*Instructions to follow*: Output all the data exactly. Pictures do not belong in the copy.

*Data segment*:

....

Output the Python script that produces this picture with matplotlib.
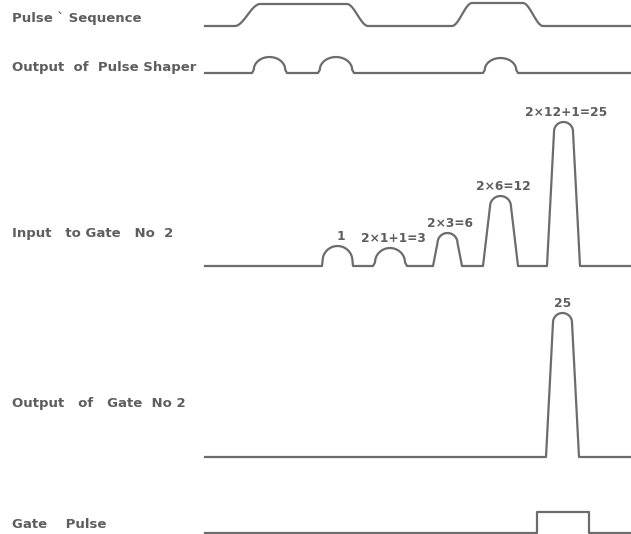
import numpy as np
import matplotlib.pyplot as plt

# rows of the timing diagram (time runs left to right, screen units)
row_labels = ["Pulse ` Sequence", "Output  of  Pulse Shaper", "Input   to Gate   No  2",
              "Output   of   Gate  No 2", "Gate    Pulse"]
label_y = [18, 67, 233, 403, 525]
baselines = [26, 73, 266, 457, 533]
t_start, t_end = 205, 631

# pulse sequence: [rise start, rise end, fall start, fall end], amplitude
seq_edges = [[235, 260, 347, 368], [452, 472, 523, 543]]
seq_amp = [22, 23]

# pulse shaper output: start, end, amplitude
shaper_left = [252, 318, 483]
shaper_right = [287, 354, 518]
shaper_amp = [16, 16, 15]

# input to gate no 2
gin_left = [322, 373, 433, 483, 547]
gin_right = [353, 407, 462, 518, 580]
gin_amp = [20, 18, 33, 70, 144]
gin_top = [30, 30, 20, 21, 19]
gin_text = ["1", "2×1+1=3", "2×3=6", "2×6=12", "2×12+1=25"]

# output of gate no 2
gout_left = [546]
gout_right = [579]
gout_amp = [144]
gout_top = [19]
gout_text = ["25"]

# gate pulse
gate_left, gate_right, gate_amp = 537, 589, 21

LINE = '#6c6c6c'
TXT = '#5e5e5e'


def rounded_pulse(x0, x1, h, topw):
    # slanted sides with a rounded (elliptic) cap
    cx = (x0 + x1) / 2
    a = topw / 2
    b = min(a, h * 0.8)
    th = np.linspace(np.pi, 0, 40)
    xs = [x0] + list(cx + a * np.cos(th)) + [x1]
    ys = [0] + list(h - b + b * np.sin(th)) + [0]
    return xs, ys


def build_row(pulses, base):
    xs, ys = [t_start], [0]
    for px, py in pulses:
        xs += list(px)
        ys += list(py)
    xs.append(t_end)
    ys.append(0)
    return np.array(xs), base - np.array(ys)


fig = plt.figure(figsize=(6.31, 5.34), dpi=100)
ax = fig.add_axes([0, 0, 1, 1])
ax.set_xlim(0, 631)
ax.set_ylim(534, 0)
ax.axis('off')

# row 0: smoothed square pulses
pulses = []
s = np.linspace(0, 1, 20)
ss = 3 * s**2 - 2 * s**3
for (r0, r1, f0, f1), h in zip(seq_edges, seq_amp):
    px = list(r0 + (r1 - r0) * s) + list(f0 + (f1 - f0) * s)
    py = list(h * ss) + list(h * (1 - ss))
    pulses.append((px, py))
ax.plot(*build_row(pulses, baselines[0]), color=LINE, lw=1.6)

# row 1: pulse shaper bumps
pulses = [rounded_pulse(l, r, h, (r - l) * 0.9)
          for l, r, h in zip(shaper_left, shaper_right, shaper_amp)]
ax.plot(*build_row(pulses, baselines[1]), color=LINE, lw=1.6)

# row 2: input to gate
pulses = [rounded_pulse(l, r, h, w)
          for l, r, h, w in zip(gin_left, gin_right, gin_amp, gin_top)]
ax.plot(*build_row(pulses, baselines[2]), color=LINE, lw=1.6)
for l, r, h, t in zip(gin_left, gin_right, gin_amp, gin_text):
    ax.text((l + r) / 2 + 3, baselines[2] - h - 3, t, ha='center', va='bottom',
            fontsize=8.8, fontweight='bold', color=TXT)

# row 3: output of gate
pulses = [rounded_pulse(l, r, h, w)
          for l, r, h, w in zip(gout_left, gout_right, gout_amp, gout_top)]
ax.plot(*build_row(pulses, baselines[3]), color=LINE, lw=1.6)
for l, r, h, t in zip(gout_left, gout_right, gout_amp, gout_text):
    ax.text((l + r) / 2, baselines[3] - h - 3, t, ha='center', va='bottom',
            fontsize=8.8, fontweight='bold', color=TXT)

# row 4: gate pulse (square)
gx = [t_start, gate_left, gate_left, gate_right, gate_right, t_end]
gy = [0, 0, gate_amp, gate_amp, 0, 0]
ax.plot(gx, baselines[4] - np.array(gy), color=LINE, lw=1.6)

for lab, y in zip(row_labels, label_y):
    ax.text(12, y, lab, ha='left', va='center', fontsize=9.5,
            fontweight='bold', color=TXT)

fig.savefig('out.png', dpi=100)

....

*Response*:
Output the Python script that produces this picture with matplotlib.
import numpy as np
import matplotlib.pyplot as plt

# rows of the timing diagram (time runs left to right, screen units)
row_labels = ["Pulse ` Sequence", "Output  of  Pulse Shaper", "Input   to Gate   No  2",
              "Output   of   Gate  No 2", "Gate    Pulse"]
label_y = [18, 67, 233, 403, 525]
baselines = [26, 73, 266, 457, 533]
t_start, t_end = 205, 631

# pulse sequence: [rise start, rise end, fall start, fall end], amplitude
seq_edges = [[235, 260, 347, 368], [452, 472, 523, 543]]
seq_amp = [22, 23]

# pulse shaper output: start, end, amplitude
shaper_left = [252, 318, 483]
shaper_right = [287, 354, 518]
shaper_amp = [16, 16, 15]

# input to gate no 2
gin_left = [322, 373, 433, 483, 547]
gin_right = [353, 407, 462, 518, 580]
gin_amp = [20, 18, 33, 70, 144]
gin_top = [30, 30, 20, 21, 19]
gin_text = ["1", "2×1+1=3", "2×3=6", "2×6=12", "2×12+1=25"]

# output of gate no 2
gout_left = [546]
gout_right = [579]
gout_amp = [144]
gout_top = [19]
gout_text = ["25"]

# gate pulse
gate_left, gate_right, gate_amp = 537, 589, 21

LINE = '#6c6c6c'
TXT = '#5e5e5e'


def rounded_pulse(x0, x1, h, topw):
    # slanted sides with a rounded (elliptic) cap
    cx = (x0 + x1) / 2
    a = topw / 2
    b = min(a, h * 0.8)
    th = np.linspace(np.pi, 0, 40)
    xs = [x0] + list(cx + a * np.cos(th)) + [x1]
    ys = [0] + list(h - b + b * np.sin(th)) + [0]
    return xs, ys


def build_row(pulses, base):
    xs, ys = [t_start], [0]
    for px, py in pulses:
        xs += list(px)
        ys += list(py)
    xs.append(t_end)
    ys.append(0)
    return np.array(xs), base - np.array(ys)


fig = plt.figure(figsize=(6.31, 5.34), dpi=100)
ax = fig.add_axes([0, 0, 1, 1])
ax.set_xlim(0, 631)
ax.set_ylim(534, 0)
ax.axis('off')

# row 0: smoothed square pulses
pulses = []
s = np.linspace(0, 1, 20)
ss = 3 * s**2 - 2 * s**3
for (r0, r1, f0, f1), h in zip(seq_edges, seq_amp):
    px = list(r0 + (r1 - r0) * s) + list(f0 + (f1 - f0) * s)
    py = list(h * ss) + list(h * (1 - ss))
    pulses.append((px, py))
ax.plot(*build_row(pulses, baselines[0]), color=LINE, lw=1.6)

# row 1: pulse shaper bumps
pulses = [rounded_pulse(l, r, h, (r - l) * 0.9)
          for l, r, h in zip(shaper_left, shaper_right, shaper_amp)]
ax.plot(*build_row(pulses, baselines[1]), color=LINE, lw=1.6)

# row 2: input to gate
pulses = [rounded_pulse(l, r, h, w)
          for l, r, h, w in zip(gin_left, gin_right, gin_amp, gin_top)]
ax.plot(*build_row(pulses, baselines[2]), color=LINE, lw=1.6)
for l, r, h, t in zip(gin_left, gin_right, gin_amp, gin_text):
    ax.text((l + r) / 2 + 3, baselines[2] - h - 3, t, ha='center', va='bottom',
            fontsize=8.8, fontweight='bold', color=TXT)

# row 3: output of gate
pulses = [rounded_pulse(l, r, h, w)
          for l, r, h, w in zip(gout_left, gout_right, gout_amp, gout_top)]
ax.plot(*build_row(pulses, baselines[3]), color=LINE, lw=1.6)
for l, r, h, t in zip(gout_left, gout_right, gout_amp, gout_text):
    ax.text((l + r) / 2, baselines[3] - h - 3, t, ha='center', va='bottom',
            fontsize=8.8, fontweight='bold', color=TXT)

# row 4: gate pulse (square)
gx = [t_start, gate_left, gate_left, gate_right, gate_right, t_end]
gy = [0, 0, gate_amp, gate_amp, 0, 0]
ax.plot(gx, baselines[4] - np.array(gy), color=LINE, lw=1.6)

for lab, y in zip(row_labels, label_y):
    ax.text(12, y, lab, ha='left', va='center', fontsize=9.5,
            fontweight='bold', color=TXT)

fig.savefig('out.png', dpi=100)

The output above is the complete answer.